Neu und bisher in der Öffentlichkeit kaum diskutiert ist die jetzt beschlossene Idee, dass EFSF und später ESM nicht nur Kredite an notleidende Staaten vergeben dürfen, sondern auch selbst Anleihen kaufen. Allerdings nicht wie die EZB Anleihen am Sekundärmarkt – also bereits im Umlauf befindliche Anleihen. Sie dürfen aber einem Staat im Rahmen eines Hilfsprogramms mit strengen Bedingungen neue Anleihen abkaufen. Dies mache keinen großen Unterschied zu Krediten, sagte Merkel.
Die Idee für die Primärmarktkäufe hatte Finnland eingebracht. Das Modell würde ermöglichen, dass auch private Gläubiger wie Banken sich beteiligen, wenn ein in die Krise geratenes Land Anleihen verkauft. Der Fonds garantiert dabei, dass die Anleihen tatsächlich verkauft werden, indem er alle übernimmt, für die sich kein anderer Käufer findet. Dieses Modell könnte zum Beispiel attraktiv sein, um ein Land schrittweise wieder an den Markt zurückzubringen.

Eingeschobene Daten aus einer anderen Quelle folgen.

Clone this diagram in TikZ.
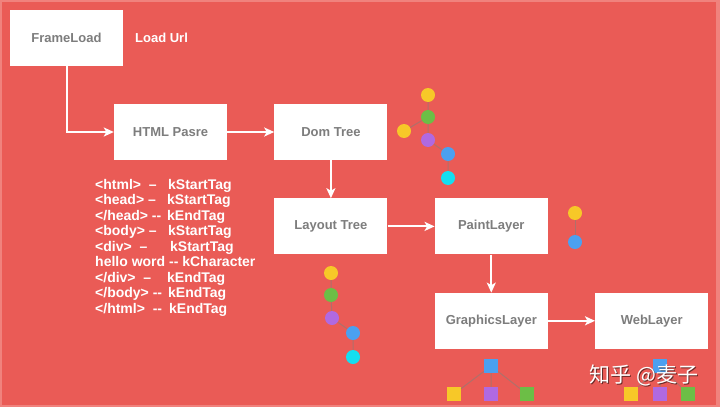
\documentclass[tikz,border=0pt]{standalone}
\usepackage{fontspec}
\setmainfont{Liberation Sans}
\newfontfamily\cjk{Noto Sans CJK SC}
\usetikzlibrary{arrows.meta, positioning}
\definecolor{bgred}{RGB}{234,91,86}
\definecolor{edgepink}{RGB}{240,130,125}
\definecolor{boxtext}{RGB}{125,125,125}
\definecolor{dotyellow}{RGB}{247,200,40}
\definecolor{dotgreen}{RGB}{108,190,70}
\definecolor{dotpurple}{RGB}{176,105,225}
\definecolor{dotblue}{RGB}{75,160,240}
\definecolor{dotcyan}{RGB}{20,222,240}
\definecolor{linkgray}{RGB}{175,112,106}
\tikzstyle{box} = [rectangle, minimum width=113pt, minimum height=56pt, text centered, fill=white, text=boxtext, font=\fontsize{13}{15}\selectfont\bfseries]
\tikzstyle{arrow} = [white, line width=2pt, ->, >={Stealth[length=10pt, width=9pt, inset=2.5pt]}]
\tikzstyle{dot} = [circle, inner sep=0pt, minimum size=14pt]
\tikzstyle{sq} = [rectangle, inner sep=0pt, minimum size=14pt]
\tikzstyle{link} = [linkgray, line width=1pt]
\tikzstyle{tok} = [anchor=base west, inner sep=0pt, text=white, font=\fontsize{14}{15.5}\selectfont\bfseries]
\newcommand{\tagcol}[2]{\makebox[#1][l]{#2}}

\begin{document}
\begin{tikzpicture}[x=1pt, y=-1pt, node distance=47pt]
            % background
            \fill [edgepink] (0,0) rectangle (720,407);
            \fill [bgred] (1.5,1.5) rectangle (716,405);

            % pipeline
            \node (frame)    [box] at (66.5,38) {FrameLoad};
            \node (loadurl)  [anchor=west, inner sep=0pt, text=white, font=\fontsize{13}{15}\selectfont\bfseries] at (135,38) {Load Url};
            \node (html)     [box] at (170.5,132) {HTML Pasre};
            \node (dom)      [box, right=47pt of html] {Dom Tree};
            \node (layout)   [box, below=38pt of dom] {Layout Tree};
            \node (paint)    [box, right=47pt of layout] {PaintLayer};
            \node (graphics) [box, below=38pt of paint] {GraphicsLayer};
            \node (web)      [box, right=47pt of graphics] {WebLayer};

            \draw [arrow] (frame)    |- (html);
            \draw [arrow] (html)     -- (dom);
            \draw [arrow] (dom)      -- (layout);
            \draw [arrow] (layout)   -- (paint);
            \draw [arrow] (paint)    -- (graphics);
            \draw [arrow] (graphics) -- (web);

            % tokens
            \foreach \t [count=\i from 0] in {
                {\tagcol{73pt}{<html>\ \ –}kStartTag},
                {\tagcol{72pt}{<head> –}kStartTag},
                {\tagcol{72pt}{</head> -{}-}kEndTag},
                {\tagcol{73pt}{<body> –}kStartTag},
                {\tagcol{75pt}{<div>\ \ –}kStartTag},
                {hello word -{}- kCharacter},
                {\tagcol{72pt}{</div>\ \ –}kEndTag},
                {\tagcol{73pt}{</body> -{}-}kEndTag},
                {\tagcol{74pt}{</html>\ \ -{}-}kEndTag}}
                \node (tok\i) [tok] at (95,189+15.5*\i) {\t};

            % dom tree dots
            \node (ya) [dot, fill=dotyellow] at (428,95)  {};
            \node (ga) [dot, fill=dotgreen]  at (428,117) {};
            \node (yb) [dot, fill=dotyellow] at (404,131) {};
            \node (pa) [dot, fill=dotpurple] at (428,140) {};
            \node (ba) [dot, fill=dotblue]   at (448,154) {};
            \node (ca) [dot, fill=dotcyan]   at (448,178) {};
            \draw [link] (ya) -- (ga) (ga) -- (yb) (ga) -- (pa) (pa) -- (ba) (ba) -- (ca);

            % paint layer dots
            \node (yc) [dot, fill=dotyellow] at (575,213) {};
            \node (bc) [dot, fill=dotblue]   at (575,242) {};
            \draw [link] (yc) -- (bc);

            % layout tree dots
            \node (yd) [dot, fill=dotyellow] at (331,273) {};
            \node (gd) [dot, fill=dotgreen]  at (331,295) {};
            \node (pd) [dot, fill=dotpurple] at (332,318) {};
            \node (bd) [dot, fill=dotblue]   at (353,333) {};
            \node (cd) [dot, fill=dotcyan]   at (353,357) {};
            \draw [link] (yd) -- (gd) (gd) -- (pd) (pd) -- (bd) (bd) -- (cd);

            % layer squares
            \node (sqb1) [sq, fill=dotblue]   at (491,366) {};
            \node (sqy1) [sq, fill=dotyellow] at (454,394) {};
            \node (sqp1) [sq, fill=dotpurple] at (491,394) {};
            \node (sqg1) [sq, fill=dotgreen]  at (527,394) {};
            \draw [link] (sqb1) -- (sqy1) (sqb1) -- (sqp1) (sqb1) -- (sqg1);

            \node (sqb2) [sq, fill=dotblue]   at (660,366) {};
            \node (sqy2) [sq, fill=dotyellow] at (631,394) {};
            \node (sqp2) [sq, fill=dotpurple] at (660,394) {};
            \node (sqg2) [sq, fill=dotgreen]  at (688,394) {};
            \draw [link] (sqb2) -- (sqy2) (sqb2) -- (sqp2) (sqb2) -- (sqg2);

            % watermark
            \node (markshadow) [text=black, opacity=0.55, font=\cjk\fontsize{21}{21}\selectfont] at (645.2,376.2) {知乎 @麦子};
            \node (mark) [text=white, font=\cjk\fontsize{21}{21}\selectfont] at (644,375) {知乎 @麦子};
        \end{tikzpicture}
\end{document}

Am Montag und Dienstag wollen die EU-Finanzminister außerdem die Reform des Stabilitätspaktes beschließen. Vergangene Woche waren noch zehn Punkte offen, aber es zeichnete sich zu allem bereits Zustimmung ab. Italien lenkte jetzt auch ein, seine öffentliche Gesamtverschuldung in vorher festgelegten Schritten zu reduzieren.
Mit Spannung wird nun die Reaktion der Finanzmärkte erwartet, wo die Spreads, also der Abstand zwischen den Zinsen für deutsche Bundesanleihen und denen für Staatsanleihen aus Griechenland, Portugal und Spanien in der vergangenen Woche weiter gestiegen waren.
In Deutschland dürfte es kontroverse Diskussionen geben, da viele Abgeordnete gar keine Anleihekäufe der Fonds wollten. Für die Steuerzahler bedeuten die Beschlüsse keine Belastung, wenn das Rettungsprinzip funktioniert. Die staatseigene KfW-Bank verdient zwar etwas weniger Geld an den Griechenland-Krediten, dafür werden sie aber sicherer. Die möglichen Gewinne aus der EFSF werden gespart und sind der Grundstock für den ESM.